Rappelons par parenthèse que la Commission Nationale Consultative des Droits de l’Homme exige quant à elle que l’expression « droits de l’Homme » s’écrive strictement avec une minuscule [6]. Selon sa présidente Christine Lazerges, le "H" majuscule signifierait l’existence effective d’une complète égalité entre les hommes et les femmes, tandis que la minuscule signalerait au contraire que cette égalité reste à construire. La Commission, qui souligne dans son Avis sur la dénomination « Droits de l’Homme » [7] (hostile à un changement de dénomination) que : « Les mots ne sont certes pas neutres. Ils reflètent une histoire, voire une identité ou un combat pour celle-ci. Ils peuvent être un enjeu de pouvoir. », refuse donc au terme « Homme » une valeur générique, mais l’accorde à celui d’ « homme »... comprenne qui pourra.
Le rapporteur de la loi a ensuite continué : "Nous ne pouvons donner satisfaction à votre amendement et j’en demande le retrait, chère collègue, mais c’est une femme qui va vous expliquer pourquoi." Autrement dit, laissons les bonnes femmes s’occuper entre elles de leurs petites enquiquineries. Le message ainsi transmis est que la lutte contre la discrimination de genre relève d’une revendication catégorielle et non d’un principe universel, que l’égalité entre les femmes et les hommes vise à satisfaire les demandes d’un groupe d’intérêt particulier et non notre conception même de l’humanité.

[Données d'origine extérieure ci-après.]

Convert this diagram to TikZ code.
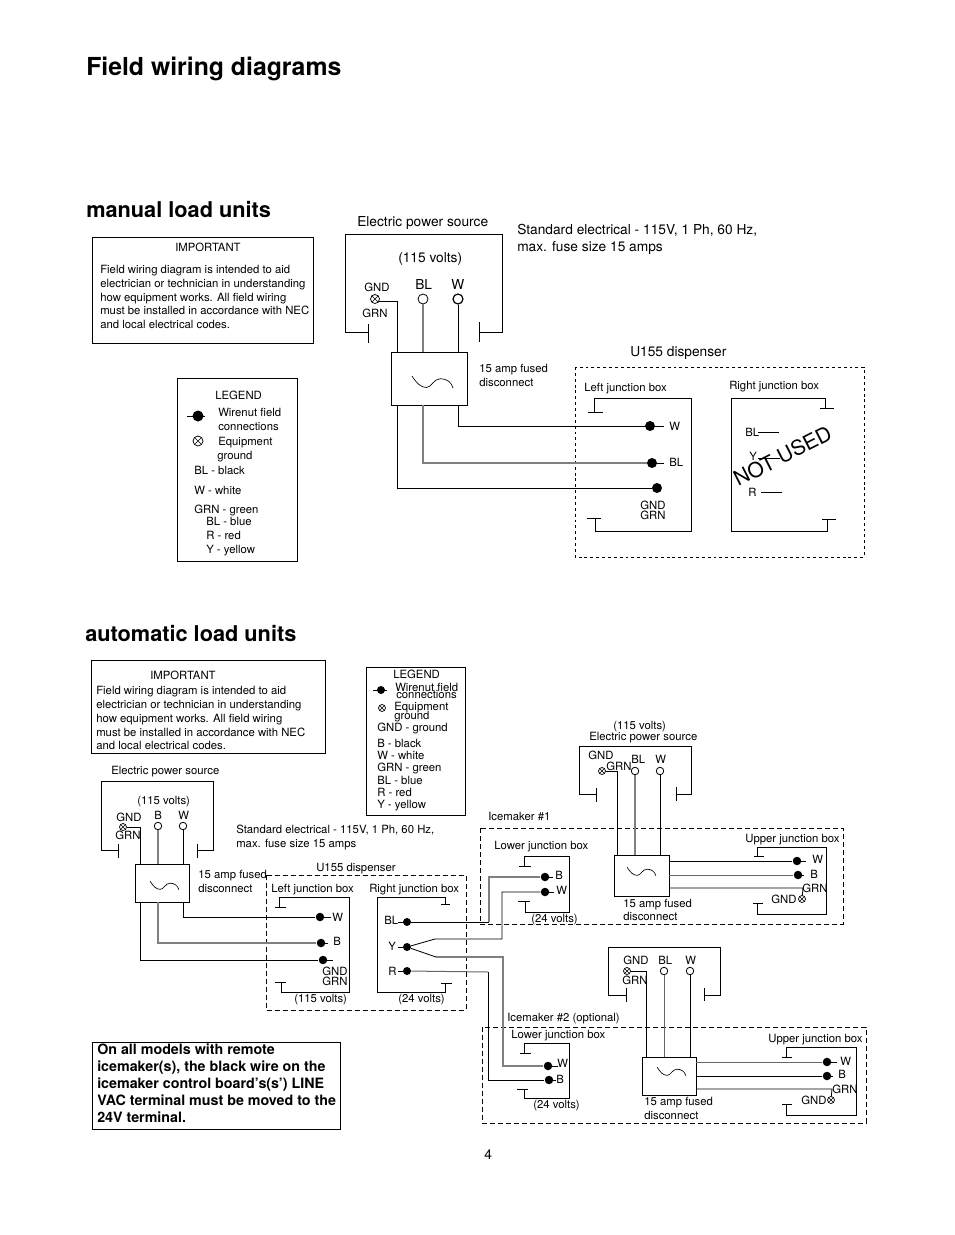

Mais plus révélateur encore des motifs qui guident ce refus, le fait que la modification de langage demandée par Mme Coutelle a en réalité déjà été appliquée en 2014 dans un texte de loi adopté sans vote d’opposition (loi dite "relative à l’économie sociale et solidaire"). [8] C’est donc uniquement lorsque l’expression "droits humains" est employée pour signifier l’inclusion du genre féminin qu’elle est jugée irrecevable, tandis que rien ne s’oppose à ce qu’on l’utilise dans un texte de loi par pure inadvertance. Difficile de trouver un aveu plus explicite du sexisme qui motive consciemment ou non le rejet de cette modification de langage.
L’amendement déposé par Mme Coutelle a failli être adopté à une voix près. S’il y a un point où nous sommes d’accord avec nos contradicteurs.trices, c’est qu’il est inutile de discuter davantage de notre demande. Mais la charge de la preuve pèse désormais sur ceux et celles qui veulent conserver contre toute raison cette terminologie dépassée, et qui font perdre leur temps aux autres.